I sought adventure and some trace of my old recklessness.  For two weeks, I had holed myself up in a hotel in Tangier.  I had completed the writing of the first section of my book. Done.  

Other projects required attention, and my list of “should-s” was two-pages long.    

I “should” find out if the microfilm machine is working at the Tangier American Legation Museum and look at early-twentieth century issues of The Tangier Gazette.  I “should” prepare a class for the English Department at the University of Abdelmalek Essaadi in Tetouan.  I “should” start the part of my book on Fez as seen through the eyes of my Gilded Age doppelganger.       

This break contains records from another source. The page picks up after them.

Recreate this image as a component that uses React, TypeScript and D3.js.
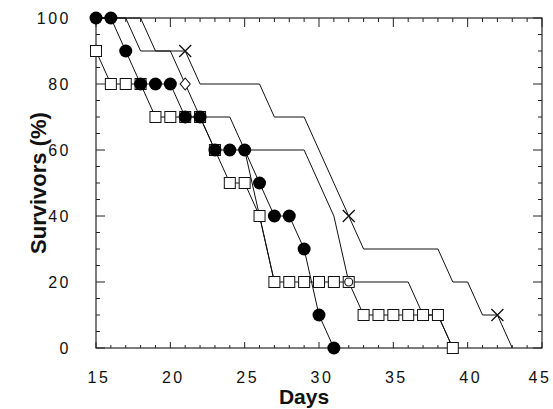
import React from 'react';
import * as d3 from 'd3';

// survival curves, % of animals alive per day
const circleDays = [15, 16, 17, 18, 19, 20, 21, 22, 23, 24, 25, 26, 27, 28, 29, 30, 31];
const circleSurv = [100, 100, 90, 80, 80, 80, 70, 70, 60, 60, 60, 50, 40, 40, 30, 10, 0];

const squareDays = [15, 16, 17, 18, 19, 20, 21, 22, 23, 24, 25, 26, 27, 28, 29, 30, 31, 32, 33, 34, 35, 36, 37, 38, 39];
const squareSurv = [90, 80, 80, 80, 70, 70, 70, 70, 60, 50, 50, 40, 20, 20, 20, 20, 20, 20, 10, 10, 10, 10, 10, 10, 0];

const crossDays = [15, 18, 19, 21, 22, 26, 27, 29, 32, 33, 38, 39, 40, 41, 42, 43];
const crossSurv = [100, 100, 90, 90, 80, 80, 70, 70, 40, 30, 30, 20, 20, 10, 10, 0];
const crossMarkDays = [21, 32, 42];
const crossMarkSurv = [90, 40, 10];

const diamondDays = [15, 17, 18, 20, 21, 22, 24, 25, 29, 31, 32, 36, 37, 38, 39];
const diamondSurv = [100, 100, 90, 90, 80, 70, 70, 60, 60, 40, 20, 20, 10, 10, 0];
const diamondMarkDays = [21];
const diamondMarkSurv = [80];
const ringMarkDays = [32];
const ringMarkSurv = [20];

const branchDays = [25, 26, 27];
const branchSurv = [60, 40, 20];

const xTickLabels = [15, 20, 25, 30, 35, 40, 45];
const yTickLabels = [0, 20, 40, 60, 80, 100];

const W = 553;
const H = 409;
const left = 96, right = 542, top = 18, bottom = 348;
const font = '"Liberation Sans", Arial, Helvetica, sans-serif';

const App = () => {
  const x = d3.scaleLinear().domain([15, 45]).range([left, right]);
  const y = d3.scaleLinear().domain([0, 100]).range([bottom, top]);

  const line = d3.line<[number, number]>()
    .x(d => x(d[0]))
    .y(d => y(d[1]));

  const zip = (a: number[], b: number[]) => a.map((v, i) => [v, b[i]] as [number, number]);

  const curves = [
    zip(circleDays, circleSurv),
    zip(squareDays, squareSurv),
    zip(crossDays, crossSurv),
    zip(diamondDays, diamondSurv),
    zip(branchDays, branchSurv),
  ];

  const days = d3.range(15, 46);
  const pcts = d3.range(0, 101, 5);

  return (
    <svg width={W} height={H} style={{ position: 'absolute', left: 0, top: 0, background: '#fff' }}>
      {/* frame */}
      <rect x={left} y={top} width={right - left} height={bottom - top} fill="none" stroke="#111" strokeWidth={1.1} />

      {/* ticks, all pointing inward */}
      {days.map(d => {
        const major = d % 5 === 0;
        return (
          <g key={'xt' + d} stroke="#222" strokeWidth={1}>
            <line x1={x(d)} x2={x(d)} y1={top} y2={top + (major ? 9 : 4)} />
            <line x1={x(d)} x2={x(d)} y1={bottom} y2={bottom - (major ? 6 : 3)} />
          </g>
        );
      })}
      {pcts.map(p => {
        const major = p % 20 === 0;
        return (
          <g key={'yt' + p} stroke="#222" strokeWidth={1}>
            <line x1={left} x2={left + (major ? 9 : 4)} y1={y(p)} y2={y(p)} />
            <line x1={right} x2={right - (major ? 9 : 4)} y1={y(p)} y2={y(p)} />
          </g>
        );
      })}

      {/* tick labels */}
      {xTickLabels.map(d => (
        <text key={'xl' + d} x={Math.min(x(d) + 3, 540)} y={383} textAnchor="middle" fontFamily={font} fontSize={16}
          letterSpacing={2.5} fill="#111">{d}</text>
      ))}
      {yTickLabels.map(p => (
        <text key={'yl' + p} x={71} y={y(p) + 6} textAnchor="end" fontFamily={font} fontSize={16}
          letterSpacing={2.5} fill="#111">{p}</text>
      ))}

      {/* axis titles */}
      <text x={304} y={404} textAnchor="middle" fontFamily={font} fontSize={21} fontWeight="bold" fill="#111">Days</text>
      <text transform={`translate(46,183) rotate(-90)`} textAnchor="middle" fontFamily={font} fontSize={22}
        fontWeight="bold" fill="#111">Survivors (%)</text>

      {/* curves */}
      {curves.map((c, i) => (
        <path key={'c' + i} d={line(c) || ''} fill="none" stroke="#111" strokeWidth={1} />
      ))}

      {/* markers */}
      {squareDays.map((d, i) => (
        <rect key={'sq' + i} x={x(d) - 5.5} y={y(squareSurv[i]) - 5.5} width={11} height={11}
          fill="#fff" stroke="#111" strokeWidth={1} />
      ))}
      {circleDays.map((d, i) => (
        <circle key={'ci' + i} cx={x(d)} cy={y(circleSurv[i])} r={6.5} fill="#000" />
      ))}
      {crossMarkDays.map((d, i) => (
        <path key={'x' + i} transform={`translate(${x(d)},${y(crossMarkSurv[i])})`}
          d="M-6,-6L6,6M-6,6L6,-6" stroke="#111" strokeWidth={1.3} fill="none" />
      ))}
      {diamondMarkDays.map((d, i) => (
        <path key={'dm' + i} transform={`translate(${x(d)},${y(diamondMarkSurv[i])})`}
          d="M0,-6L5,0L0,6L-5,0Z" stroke="#111" strokeWidth={1.1} fill="#fff" />
      ))}
      {ringMarkDays.map((d, i) => (
        <circle key={'rm' + i} cx={x(d)} cy={y(ringMarkSurv[i])} r={4} stroke="#111" strokeWidth={1.1} fill="#fff" />
      ))}
    </svg>
  );
};

export default App;
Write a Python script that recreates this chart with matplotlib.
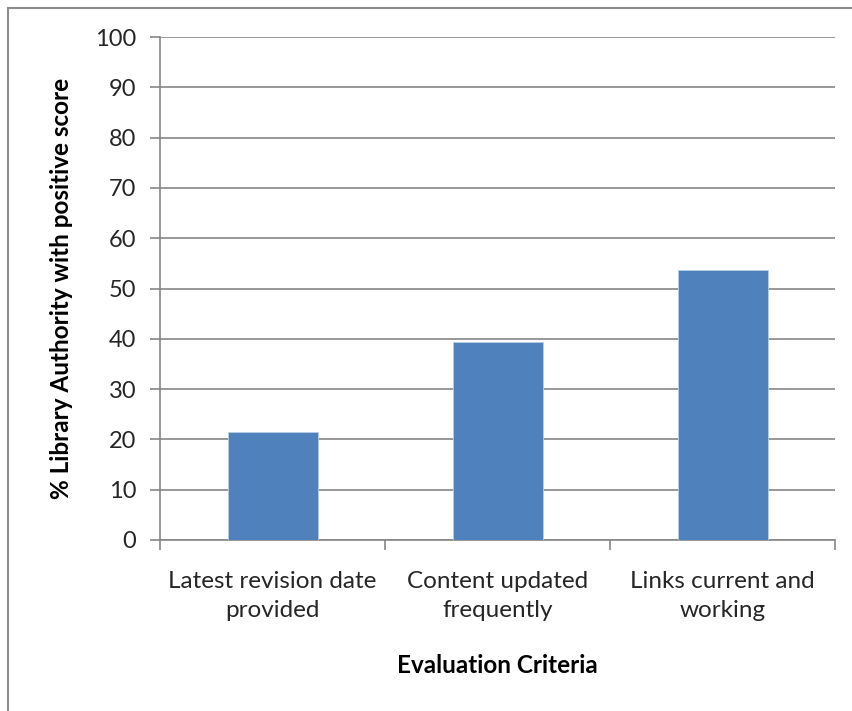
import matplotlib.pyplot as plt
from matplotlib.patches import Rectangle

# === Data ===
categories = ["Latest revision date\nprovided", "Content updated\nfrequently", "Links current and\nworking"]
values = [21.4, 39.3, 53.6]

plt.rcParams['font.family'] = ['Lato', 'DejaVu Sans']

fig = plt.figure(figsize=(8.52, 7.11), dpi=100)
ax = fig.add_axes([160 / 852, 1 - 540 / 711, 675 / 852, 503 / 711])

# outer chart border (only top/left visible in the reference)
fig.patches.append(Rectangle((8 / 852, -0.05), 1.2, 1 - 8 / 711 + 0.05,
                             transform=fig.transFigure, fill=False,
                             edgecolor="#8c8c8c", linewidth=1.5))

gray = "#868686"
x = range(len(categories))
ax.bar(x, values, width=0.4, color="#4f81bd", edgecolor="#b9cde5", linewidth=0.6, zorder=3)

ax.set_xlim(-0.5, 2.5)
ax.set_ylim(0, 100)
ax.set_yticks(range(0, 101, 10))
ax.yaxis.grid(True, color=gray, linewidth=1.2, zorder=0)

ax.set_xticks([-0.5, 0.5, 1.5, 2.5])
ax.set_xticklabels([])
ax.set_xticks(list(x), minor=True)
ax.set_xticklabels(categories, minor=True, fontsize=17.5, color="#262626", linespacing=1.5)
ax.tick_params(axis="x", which="minor", length=0, pad=22)
ax.tick_params(axis="x", which="major", length=7, width=1.2, color=gray)
ax.tick_params(axis="y", length=7, width=1.2, color=gray, labelsize=17,
               labelcolor="#262626", pad=10)

for s in ["top", "right"]:
    ax.spines[s].set_visible(False)
for s in ["left", "bottom"]:
    ax.spines[s].set_color(gray)
    ax.spines[s].set_linewidth(1.2)

ax.set_ylabel("% Library Authority with positive score", fontsize=17.5, fontweight="bold", labelpad=16)
ax.set_xlabel("Evaluation Criteria", fontsize=17.5, fontweight="bold", labelpad=24)

plt.savefig("out.png")
plt.close()
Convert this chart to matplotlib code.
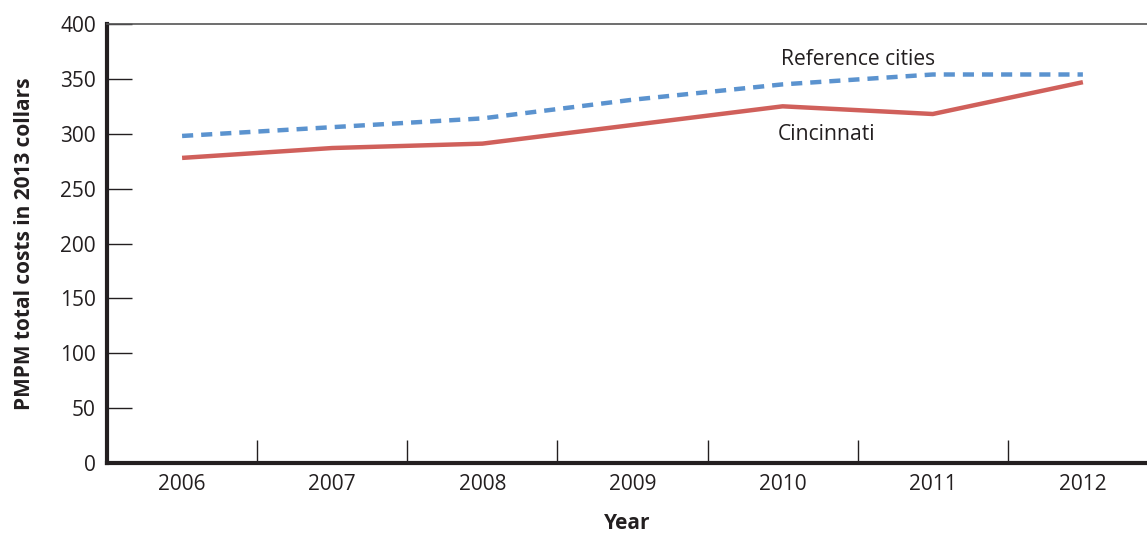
import matplotlib.pyplot as plt

plt.rcParams['font.family'] = ['Open Sans', 'DejaVu Sans']

years = ['2006', '2007', '2008', '2009', '2010', '2011', '2012']
reference_cities = [298, 306, 314, 331, 345, 354, 354]
cincinnati = [278, 287, 291, 308, 325, 318, 347]
y_ticks = [0, 50, 100, 150, 200, 250, 300, 350, 400]

dark = '#231f20'
red = '#d0605b'
blue = '#5b93cf'

fig = plt.figure(figsize=(11.47, 5.36), dpi=100)
ax = fig.add_axes([0.0933, 0.1362, 0.9067, 0.819])

x = list(range(len(years)))
ax.plot(x, reference_cities, color=blue, lw=3.2, dashes=(2.5, 1.8),
        solid_capstyle='butt', dash_capstyle='butt')
ax.plot(x, cincinnati, color=red, lw=3.2, solid_capstyle='butt')

ax.text(4.5, 368, 'Reference cities', ha='center', va='center',
        fontsize=15.2, color=dark)
ax.text(3.97, 299, 'Cincinnati', ha='left', va='center',
        fontsize=15.2, color=dark)

ax.set_xlim(-0.5, 6.427)
ax.set_ylim(0, 400)

# year labels sit under categories, tick marks sit between them
ax.set_xticks([i + 0.5 for i in x[:-1]])
ax.set_xticklabels([])
ax.set_xticks(x, minor=True)
ax.set_xticklabels(years, minor=True, fontsize=15, color=dark)
ax.tick_params(axis='x', which='major', direction='in', length=16.5,
               width=1, color=dark)
ax.tick_params(axis='x', which='minor', length=0, pad=8)

ax.set_yticks(y_ticks)
ax.set_yticklabels([str(v) for v in y_ticks], fontsize=15, color=dark)
ax.tick_params(axis='y', direction='in', length=18, width=1,
               color=dark, pad=8)

for side in ['left', 'bottom']:
    ax.spines[side].set_linewidth(3)
    ax.spines[side].set_color(dark)
ax.spines['top'].set_linewidth(1.2)
ax.spines['top'].set_color('#555555')
ax.spines['right'].set_visible(False)

ax.set_xlabel('Year', fontsize=15, fontweight='bold', color=dark, labelpad=13)
ax.set_ylabel('PMPM total costs in 2013 collars', fontsize=15,
              fontweight='bold', color=dark, labelpad=18)

fig.savefig('out.png', dpi=100)
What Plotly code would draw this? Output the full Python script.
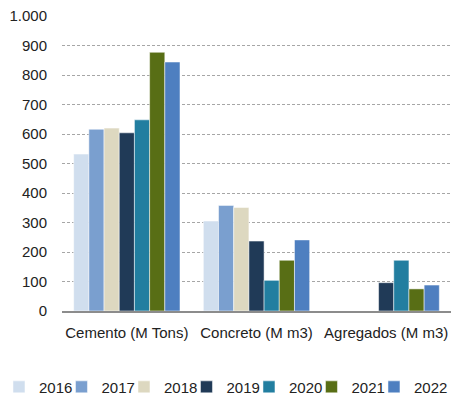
import plotly.graph_objects as go

categories = ["Cemento (M Tons)", "Concreto (M m3)", "Agregados (M m3)"]
years = ["2016", "2017", "2018", "2019", "2020", "2021", "2022"]
values = {
    "2016": [532, 305, None],
    "2017": [616, 358, None],
    "2018": [620, 351, None],
    "2019": [604, 237, 96],
    "2020": [648, 104, 172],
    "2021": [877, 172, 75],
    "2022": [844, 241, 88],
}
colors = ["#D0DEEE", "#7A9FCF", "#DDD8C0", "#203A57", "#227EA0", "#586E15", "#4E7FC0"]
tick_vals = [0, 100, 200, 300, 400, 500, 600, 700, 800, 900, 1000]
tick_text = ["0", "100", "200", "300", "400", "500", "600", "700", "800", "900", "1.000"]

fig = go.Figure()
for i, (y, c) in enumerate(zip(years, colors)):
    fig.add_trace(go.Bar(
        x=categories, y=values[y], name=y,
        marker=dict(color=c, line=dict(color="rgba(255,255,255,0.5)", width=1)),
        legendwidth=33 if i == len(years) - 1 else None,
    ))

fig.update_layout(
    width=451, height=400,
    margin=dict(l=62, r=0, t=16, b=89, autoexpand=False),
    paper_bgcolor="white", plot_bgcolor="white",
    font=dict(family="Liberation Sans, Arial, sans-serif", size=15, color="#222"),
    barmode="group", bargap=0.18, bargroupgap=0,
    showlegend=True,
    legend=dict(orientation="h", x=-0.162, xanchor="left", y=-0.258, yanchor="middle",
                entrywidth=17.5, entrywidthmode="pixels", font=dict(size=15),
                itemwidth=30, traceorder="normal"),
    xaxis=dict(showline=True, linecolor="#8c8c8c", linewidth=1.5, ticks="",
               showgrid=False, tickfont=dict(size=15), automargin=False,
               ticklabelstandoff=7),
    yaxis=dict(range=[0, 1000], tickvals=tick_vals, ticktext=tick_text,
               showgrid=True, gridcolor="#a6a6a6", gridwidth=1, griddash="3px,2px",
               zeroline=False, showline=False, ticks="", ticklabelstandoff=14,
               ticklabeloverflow="allow", tickfont=dict(size=15), automargin=False),
)
fig.write_html("out.html", config={"displayModeBar": False},
               post_script="document.body.style.margin='0';")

But I am in Morocco to complete my memoir, one that engages the travels of Edith Wharton 100 years ago.  And so, I must live my life story, acknowledging that I am lucky that I get to choose how this next little bit unfolds.  I do not want to write about my diligence and dedication to historical process right now.  Instead, I book a flight for Agadir, a resort town in the south.

My plane left at 6 am the next day!  

For two days, the synapses in my brain crackled and snapped.  I saw unfamiliar landscapes and connected with new people. Over dinner at a Lebanese place, I learned about the cultivation of Argan trees.  Endemic to this Souss region, the hard nuts of this tree produce oil or beauty products. As I talked with an anthropologist researching the economic institutions facilitating Argan distribution, the sun set over the Atlantic in the same neon pinks and blues of an old Miami Vice episode.  

I had coffee the next day with an American professor of English at Ibn Zohr University.  Two Tashilhit-speaking Gadiris, or residents of Agadir, joined us. L’Hassan was my driver from the airport, an engaged interlocutor and a font of local lore.  

Our discussion drove home Morocco’s multi-cultural population as well as contemporary challenges.  We spoke of Arab and Amazight identity in Morocco as well as the country’s Muslim and Jewish heritage.  Over a milky nus-nus coffee, we debated how young urban Moroccans could hold onto their Amazight identity, which many conceptualized as hinging on rural lifestyles of the past.    

As we left the marina, our van passed by a hill.  The ruins of the Casbah are on top of it. In February 1960, an earthquake destroyed this quarter and most of the city below.  One-third of Agadir’s residents died, and photos from the time showed rescue workers wearing scarves to protect themselves from the stench of decaying corpses.  Other Gadiris—like my friend Mina and her family—were homeless, living in a tent for years afterward.

The relics of the Casbah remain on that hill.  Foreign tourists, unaware perhaps of the sites death and devastation, go there seeking the pretty view from that hill, and local hucksters offer them camel rides and sell them trinkets.  

For Gadiris, however, the site gives evidence to that awful day.

The ruins of the Casbah preside over the newly constructed marina and the modern city.  In doing so, the trauma of the past converses with a tenacious will to overcome and rebuild.      

We returned to the hotel along Avenue Mohamed V, which follows the beach.  Everyone in the car—the local residents as well as the US professor who had lived in the city for six months—pointed to the Sept Etages (7 Floors) building when we passed it.  It is the only structure to have survived the earthquake.

Agadir Earthquake. Maroc, Agadir, mars 1960 (Photo by Jack Garofalo/Paris Match via Getty Images)

And so, if the Casbah reflects the collective trauma of that day, Sept Etage signals the tenacity of Agadir’s will to thrive.  

Sometimes, setting aside “should-s” is the exact right thing to do.

I am now on a plane headed back to my hotel room in Tangier, refreshed and ready for the next push.  I feel alert to my surroundings in ways that I did not three days ago. Sometimes, setting aside “should-s” is the exact right thing to do.